### What you are asked to do
Can you set down, exactly as they appear below, the lines from the opening of the material through the one bearing "import matplotlib.pyplot as plt", minus the pictures?

### Dataset rows
════════
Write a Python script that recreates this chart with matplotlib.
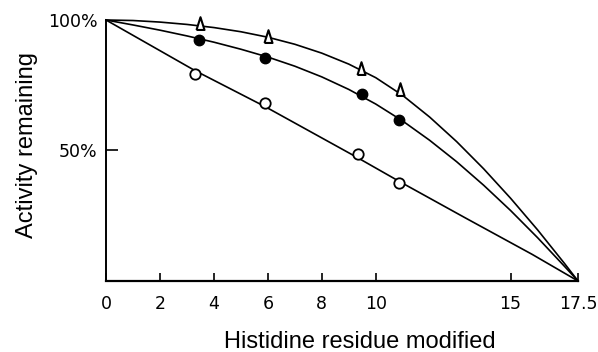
import numpy as np
import matplotlib.pyplot as plt

tri_x = [3.5, 6.0, 9.45, 10.9]
tri_y = [98.4, 93.4, 81.1, 73.2]
dot_x = [3.45, 5.9, 9.5, 10.85]
dot_y = [92.3, 85.6, 71.6, 61.7]
ring_x = [3.3, 5.9, 9.35, 10.85]
ring_y = [79.2, 68.1, 48.5, 37.7]

# drawn curves
tri_curve_x = [0, 1, 2, 3, 4, 5, 6, 7, 8, 9, 10, 11, 12, 13, 14, 15, 16, 17, 17.5]
tri_curve_y = [100, 99.8, 99.2, 98.3, 97.1, 95.5, 93.4, 90.7, 87.3, 83.1,
               77.9, 71.1, 62.8, 53.4, 43.0, 31.7, 19.6, 6.7, 0]
dot_curve_x = [0, 1, 2, 3, 4, 5, 6, 7, 8, 9, 10, 11, 12, 13, 14, 15, 16, 17, 17.5]
dot_curve_y = [100, 98.1, 96.1, 93.9, 91.5, 88.8, 85.8, 82.3, 78.2, 73.4,
               67.8, 61.3, 53.9, 45.7, 36.7, 27.0, 16.6, 5.6, 0]
ring_curve_x = [0, 3.3, 5.9, 9.3, 10.9, 13.3, 15.8, 17.5]
ring_curve_y = [100, 80.6, 66.8, 47.4, 38.0, 24.3, 10.2, 0]

x_ticks = [0, 2, 4, 6, 8, 10, 15, 17.5]
x_labels = ['0', '2', '4', '6', '8', '10', '15', '17.5']
y_ticks = [50, 100]
y_labels = ['50%', '100%']

fig = plt.figure(figsize=(5.98, 3.52), dpi=100)
ax = fig.add_axes([0.1773, 0.2017, 0.7893, 0.7415])

ax.plot(tri_curve_x, tri_curve_y, color='black', lw=1.2, clip_on=False)
ax.plot(dot_curve_x, dot_curve_y, color='black', lw=1.2, clip_on=False)
ax.plot(ring_curve_x, ring_curve_y, color='black', lw=1.2, clip_on=False)

tri_marker = [(-0.55, -0.75), (0.55, -0.75), (0, 1.0), (-0.55, -0.75)]
ax.plot(tri_x, tri_y, ls='none', marker=tri_marker, ms=10.5, mfc='white',
        mec='black', mew=1.5, clip_on=False, zorder=3)
ax.plot(dot_x, dot_y, ls='none', marker='o', ms=7.5, mfc='black',
        mec='black', clip_on=False, zorder=3)
ax.plot(ring_x, ring_y, ls='none', marker='o', ms=7.5, mfc='white',
        mec='black', mew=1.3, clip_on=False, zorder=3)

ax.set_xlim(0, 17.5)
ax.set_ylim(0, 100)
ax.spines['top'].set_visible(False)
ax.spines['right'].set_visible(False)
ax.spines['left'].set_linewidth(1.4)
ax.spines['bottom'].set_linewidth(1.6)

ax.set_xticks(x_ticks)
ax.set_xticklabels(x_labels, fontsize=12.5, family='DejaVu Sans')
ax.set_yticks(y_ticks)
ax.set_yticklabels(y_labels, fontsize=12.5, family='DejaVu Sans')
ax.tick_params(axis='x', direction='in', length=6, width=1.2, pad=10)
ax.tick_params(axis='y', direction='in', length=8.5, width=1.2, pad=6)
ax.yaxis.get_major_ticks()[1].tick1line.set_visible(False)

ax.set_xlabel('Histidine residue modified', fontsize=17, family='Liberation Sans')
ax.set_ylabel('Activity remaining', fontsize=17, family='Liberation Sans')
ax.xaxis.set_label_coords(0.538, -0.19)
ax.yaxis.set_label_coords(-0.144, 0.521)

fig.savefig('out.png', dpi=100)
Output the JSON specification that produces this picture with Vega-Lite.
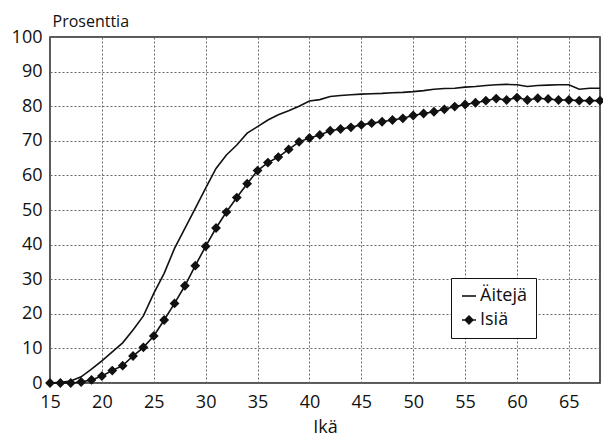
{
  "$schema": "https://vega.github.io/schema/vega-lite/v6.json",
  "autosize": {"type": "none"},
  "padding": {"left": 50, "top": 37, "right": 3, "bottom": 54},
  "width": 550,
  "height": 346,
  "background": "white",
  "config": {
    "font": "Open Sans",
    "view": {"stroke": "#222", "strokeWidth": 1.5},
    "axis": {"labelFont": "Open Sans", "titleFont": "Open Sans", "labelColor": "#111", "titleColor": "#111", "titleFontWeight": "normal"}
  },
  "datasets": {
    "main": [
      {"age":15,"series":"Äitejä","value":0},{"age":16,"series":"Äitejä","value":0.2},{"age":17,"series":"Äitejä","value":0.6},{"age":18,"series":"Äitejä","value":1.8},{"age":19,"series":"Äitejä","value":4},{"age":20,"series":"Äitejä","value":6.4},{"age":21,"series":"Äitejä","value":9},{"age":22,"series":"Äitejä","value":11.6},{"age":23,"series":"Äitejä","value":15.3},{"age":24,"series":"Äitejä","value":19.4},{"age":25,"series":"Äitejä","value":25.9},{"age":26,"series":"Äitejä","value":31.7},{"age":27,"series":"Äitejä","value":38.9},{"age":28,"series":"Äitejä","value":44.7},{"age":29,"series":"Äitejä","value":50.5},{"age":30,"series":"Äitejä","value":56.3},{"age":31,"series":"Äitejä","value":62},{"age":32,"series":"Äitejä","value":65.9},{"age":33,"series":"Äitejä","value":68.8},{"age":34,"series":"Äitejä","value":72.2},{"age":35,"series":"Äitejä","value":74.1},{"age":36,"series":"Äitejä","value":76},{"age":37,"series":"Äitejä","value":77.5},{"age":38,"series":"Äitejä","value":78.7},{"age":39,"series":"Äitejä","value":80},{"age":40,"series":"Äitejä","value":81.5},{"age":41,"series":"Äitejä","value":81.9},{"age":42,"series":"Äitejä","value":82.8},{"age":43,"series":"Äitejä","value":83.1},{"age":44,"series":"Äitejä","value":83.3},{"age":45,"series":"Äitejä","value":83.5},{"age":46,"series":"Äitejä","value":83.6},{"age":47,"series":"Äitejä","value":83.7},{"age":48,"series":"Äitejä","value":83.9},{"age":49,"series":"Äitejä","value":84},{"age":50,"series":"Äitejä","value":84.2},{"age":51,"series":"Äitejä","value":84.5},{"age":52,"series":"Äitejä","value":84.9},{"age":53,"series":"Äitejä","value":85.1},{"age":54,"series":"Äitejä","value":85.2},{"age":55,"series":"Äitejä","value":85.5},{"age":56,"series":"Äitejä","value":85.7},{"age":57,"series":"Äitejä","value":86},{"age":58,"series":"Äitejä","value":86.2},{"age":59,"series":"Äitejä","value":86.3},{"age":60,"series":"Äitejä","value":86.2},{"age":61,"series":"Äitejä","value":85.7},{"age":62,"series":"Äitejä","value":86},{"age":63,"series":"Äitejä","value":86.1},{"age":64,"series":"Äitejä","value":86.2},{"age":65,"series":"Äitejä","value":86.2},{"age":66,"series":"Äitejä","value":84.9},{"age":67,"series":"Äitejä","value":85.2},{"age":68,"series":"Äitejä","value":85.2},
      {"age":15,"series":"Isiä","value":0},{"age":16,"series":"Isiä","value":0},{"age":17,"series":"Isiä","value":0},{"age":18,"series":"Isiä","value":0.3},{"age":19,"series":"Isiä","value":0.9},{"age":20,"series":"Isiä","value":2},{"age":21,"series":"Isiä","value":3.6},{"age":22,"series":"Isiä","value":5},{"age":23,"series":"Isiä","value":7.8},{"age":24,"series":"Isiä","value":10.3},{"age":25,"series":"Isiä","value":13.6},{"age":26,"series":"Isiä","value":18.2},{"age":27,"series":"Isiä","value":23},{"age":28,"series":"Isiä","value":28.1},{"age":29,"series":"Isiä","value":33.9},{"age":30,"series":"Isiä","value":39.5},{"age":31,"series":"Isiä","value":44.8},{"age":32,"series":"Isiä","value":49.4},{"age":33,"series":"Isiä","value":53.6},{"age":34,"series":"Isiä","value":57.6},{"age":35,"series":"Isiä","value":61.4},{"age":36,"series":"Isiä","value":63.7},{"age":37,"series":"Isiä","value":65.3},{"age":38,"series":"Isiä","value":67.5},{"age":39,"series":"Isiä","value":69.7},{"age":40,"series":"Isiä","value":70.8},{"age":41,"series":"Isiä","value":71.7},{"age":42,"series":"Isiä","value":72.9},{"age":43,"series":"Isiä","value":73.4},{"age":44,"series":"Isiä","value":73.9},{"age":45,"series":"Isiä","value":74.6},{"age":46,"series":"Isiä","value":75.1},{"age":47,"series":"Isiä","value":75.5},{"age":48,"series":"Isiä","value":76},{"age":49,"series":"Isiä","value":76.5},{"age":50,"series":"Isiä","value":77.3},{"age":51,"series":"Isiä","value":77.9},{"age":52,"series":"Isiä","value":78.4},{"age":53,"series":"Isiä","value":79.1},{"age":54,"series":"Isiä","value":79.9},{"age":55,"series":"Isiä","value":80.5},{"age":56,"series":"Isiä","value":81},{"age":57,"series":"Isiä","value":81.6},{"age":58,"series":"Isiä","value":82.2},{"age":59,"series":"Isiä","value":81.8},{"age":60,"series":"Isiä","value":82.5},{"age":61,"series":"Isiä","value":81.8},{"age":62,"series":"Isiä","value":82.3},{"age":63,"series":"Isiä","value":82.1},{"age":64,"series":"Isiä","value":81.8},{"age":65,"series":"Isiä","value":81.8},{"age":66,"series":"Isiä","value":81.6},{"age":67,"series":"Isiä","value":81.6},{"age":68,"series":"Isiä","value":81.6}
    ]
  },
  "data": {"name": "main"},
  "encoding": {
    "x": {
      "field": "age", "type": "quantitative",
      "scale": {"domain": [15, 68], "nice": false, "zero": false},
      "axis": {
        "values": [15, 20, 25, 30, 35, 40, 45, 50, 55, 60, 65],
        "title": "Ikä", "titleFontSize": 18, "titlePadding": 7,
        "labelFontSize": 18, "labelPadding": 10, "labelFlush": false, "ticks": false, "domain": false,
        "grid": true, "gridColor": "#666", "gridDash": [2, 2], "gridWidth": 1
      }
    },
    "y": {
      "field": "value", "type": "quantitative",
      "scale": {"domain": [0, 100], "nice": false},
      "axis": {
        "values": [0, 10, 20, 30, 40, 50, 60, 70, 80, 90, 100],
        "title": "Prosenttia", "titleAngle": 0, "titleAlign": "left", "titleBaseline": "alphabetic",
        "titleX": 2, "titleY": -11, "titleFontSize": 16,
        "labelFontSize": 18, "labelPadding": 8, "labelFlush": false, "ticks": false, "domain": false,
        "grid": true, "gridColor": "#666", "gridDash": [2, 2], "gridWidth": 1
      }
    }
  },
  "layer": [
    {
      "mark": {"type": "line", "color": "#111", "strokeWidth": 1.6, "interpolate": "linear"},
      "encoding": {"detail": {"field": "series"}}
    },
    {
      "transform": [{"filter": "datum.series === 'Isiä'"}],
      "mark": {"type": "point", "filled": true, "fill": "#111", "stroke": "#111", "size": 320, "opacity": 1},
      "encoding": {
        "strokeWidth": {"value": 0},
        "shape": {
          "field": "series", "type": "nominal",
          "scale": {"domain": ["Äitejä", "Isiä"], "range": ["M-1,0L1,0", "M-1,0L1,0M0,-0.55L0.55,0L0,0.55L-0.55,0Z"]},
          "legend": {
            "title": null, "orient": "none", "legendX": 401, "legendY": 241,
            "strokeColor": "#111", "fillColor": "white", "padding": 9,
            "labelFontSize": 18, "labelFont": "Open Sans", "labelColor": "#111", "labelOffset": 2,
            "symbolSize": 196, "rowPadding": 6, "symbolOffset": 0, "symbolStrokeWidth": 1.6
          }
        }
      }
    }
  ]
}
════════
### Solution to this task
Write a Python script that recreates this chart with matplotlib.
import numpy as np
import matplotlib.pyplot as plt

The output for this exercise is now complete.